This week, I am taking a look at Edouard Manet's A Bar at The Folies Bergere, which is in the collection of London's Courtauld Institute. It is considered Manet's last major work and remains one of his most famous. I wanted to discuss this painting this week because, as discussed below, this painting is in several ways similar to Manet's Corner of a Cafe Concert, which I discussed last week. (See article).
The painting presents a scene from a lively evening at the Folies Bergere. Manet frequented the cafes and music halls that were becoming popular in Paris in the second half of the 19th century often bringing with him a sketch pad. The Folies Bergere opened in 1869 and soon became one of the most popular of these venues.

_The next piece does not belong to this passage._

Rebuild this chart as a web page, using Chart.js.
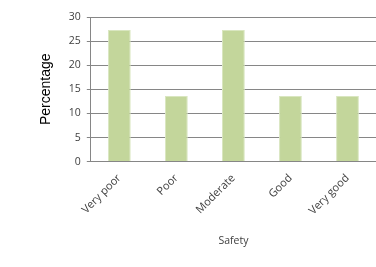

It offered operettas and pantomimes at that time. At the time of Manet's painting, the lavish, semi- nude spectaculars which are associated with the Folies Bergere were still in the future.
The painting was done in 1882. Manet did a series of preparatory sketches and then re-created a bar in his studio. The central figure is a woman named Suzon who actually worked at the Folies Bergere. X-rays reveal that at one point, Manet painted the central figure with her arms crossed, thus showing that his thinking on the composition evolved during the course of its creation.
A Bar at the Folies Bergere was exhibited at the Salon. As had occurred several times in the past, the work was controversial both as to the subject and the technique.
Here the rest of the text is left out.